The accepted wisdom in the news biz is that you can never have too many journalists and that the ad and circ crunch hitting papers will hurt papers by reducing newsroom staff. I’ve been questioning that wisdom here.

But sitting on another darned panel yesterday, Chrystia Freeland, ME of the FT in the US, said it better than I have. We were singing two-party harmony as I wondered why every newspaper needs a movie critic when the movies aren’t local and she questioned the need for the Miami Herald to have its own Moscow bureau — back in the heyday when she was reporting there herself — to get that apparently unique Miami view of the USSR.

Then she said that news is “an industry with a lot of oversupply that is now exposed.” I liked that hard economic talk about the business. It reminds us that we are an industry and need to reexamine our business assumptions like every other industry.

So maybe the problem with journalism today isn’t that there are too few reporters and and editors but too many. I’ve talked before about the foolishness of sending 15,000 reporters to the political conventions, about papers sending TV critics to junkets or golf writers to tournaments. Inside the newsroom, too, there are overwrought processes. Meanwhile, of course, revenue is sinking and staff will follow.

But rather than treating this as an endless retrenchment, the ballsy editor would take this bull by the horns and undertake an aggressive reinvestment strategy. Why not cut that staff today? Find your essence — hint: it’s local, local, local. Streamline now to put out a better focused and better print product.
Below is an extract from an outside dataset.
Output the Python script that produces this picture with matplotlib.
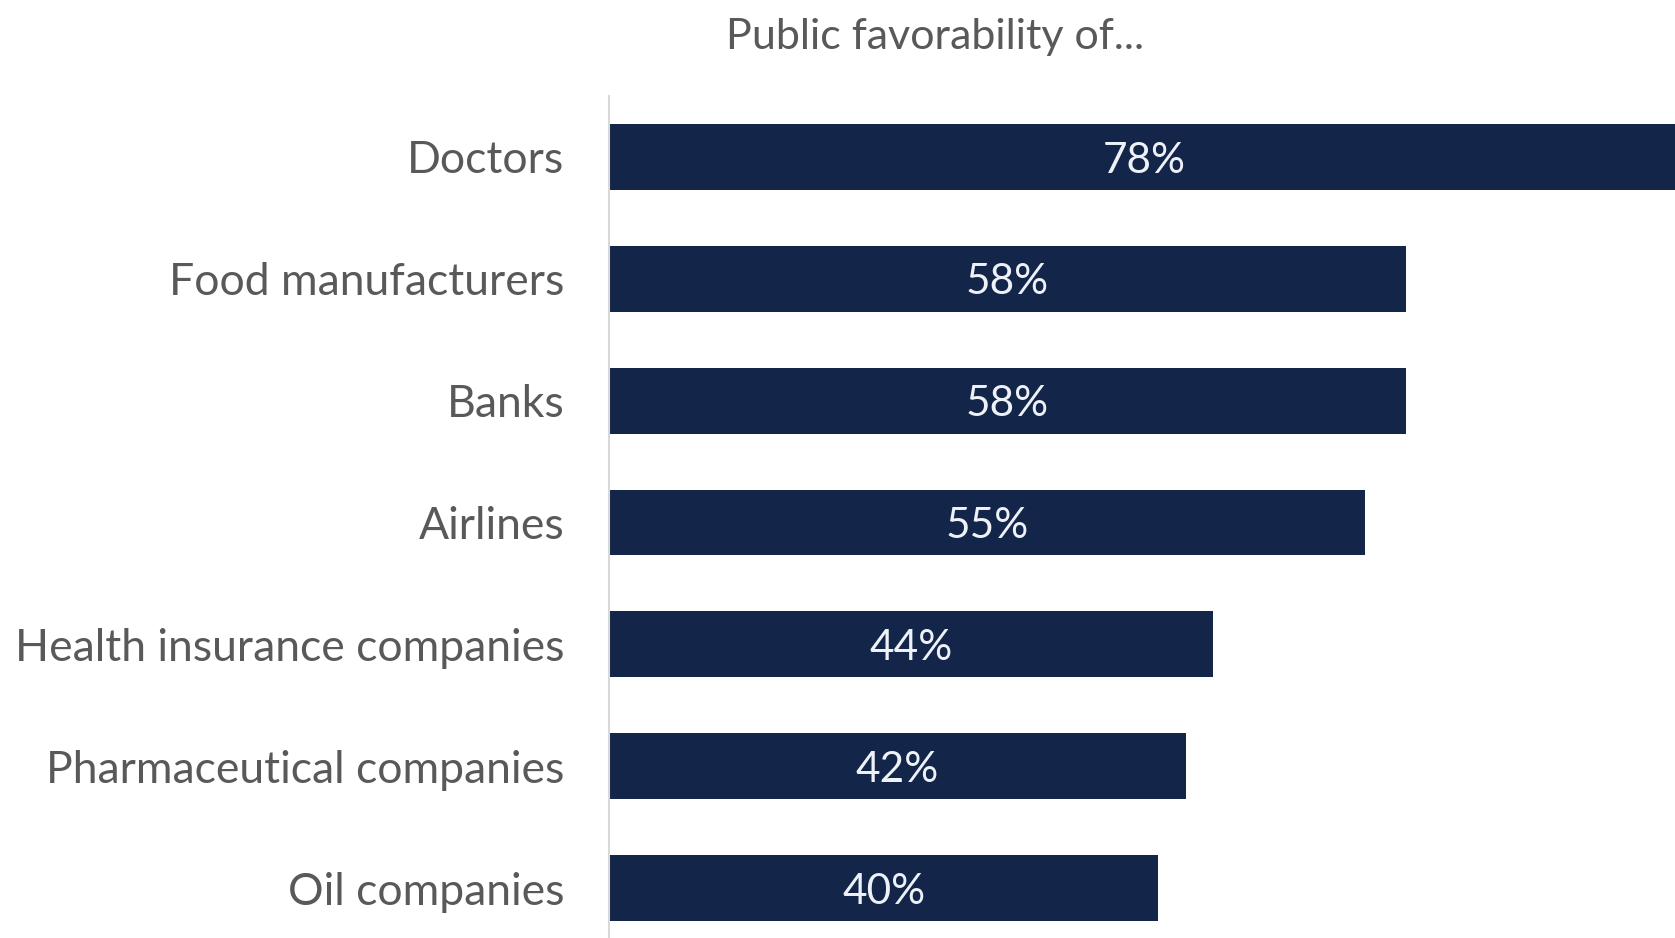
import matplotlib
matplotlib.use("Agg")
import matplotlib.pyplot as plt

# Share of the public with a favorable view of each group
categories = [
    "Doctors",
    "Food manufacturers",
    "Banks",
    "Airlines",
    "Health insurance companies",
    "Pharmaceutical companies",
    "Oil companies",
]
favorable = [78, 58, 58, 55, 44, 42, 40]

NAVY = "#132649"
GREY = "#595959"

plt.rcParams["font.family"] = ["Lato", "DejaVu Sans"]

fig = plt.figure(figsize=(16.75, 9.38), dpi=100)
ax = fig.add_axes([609 / 1675, 0.0, 1 - 609 / 1675, 1 - 96 / 938])

ypos = list(range(len(categories)))
ax.barh(ypos, favorable, height=0.54, color=NAVY)

for y, v in zip(ypos, favorable):
    ax.text(v / 2, y + 0.03, f"{v}%", ha="center", va="center",
            color="#eef2f8", fontsize=30.5)

ax.set_xlim(0, 77.6)
ax.set_ylim(6.41, -0.5)
ax.set_yticks(ypos)
ax.set_yticklabels(categories, fontsize=32, color=GREY)
ax.tick_params(axis="y", length=0, pad=32)
ax.set_xticks([])

for side in ["top", "right", "bottom"]:
    ax.spines[side].set_visible(False)
ax.spines["left"].set_color("#d9d9d9")
ax.spines["left"].set_linewidth(1.5)

fig.text(935 / 1675, 1 - 37 / 938, "Public favorability of...",
         ha="center", va="center", fontsize=31, color=GREY)

fig.savefig("out.png", dpi=100, facecolor="white")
Then make a deal with the owners to take the saved labor expenses and invest them immediately in digital interaction. I don’t mean moving old copy editors over to online and teaching them HTML to join the spare staffs there. I mean hiring new people with new specialties: people to get out into the communities and recruit and help support citizens to join in networked reporting at a local, local, local level.

And then shame the publisher into doing likewise with a sales staff that has spent a generation maintaining ever-dwindling lists of advertisers and not really selling n ew business, since there isn’t any. Trim there, too. And there, too, don’t take an old classified sales guy and try to train him in online. Invest in technology and marketing to create your local Googles: extremely efficient and thus inexpensive self-service advertising for new classes of advertisers who could not afford your marketwide print or online products. Maybe recruit citizens to help sell you on commission. And build distributed at networks across citizens’ sites. More on the biz guys later.

I come back to Freeland’s very clear statement: We are in oversupply. It’s time — past time — to face that and act on it.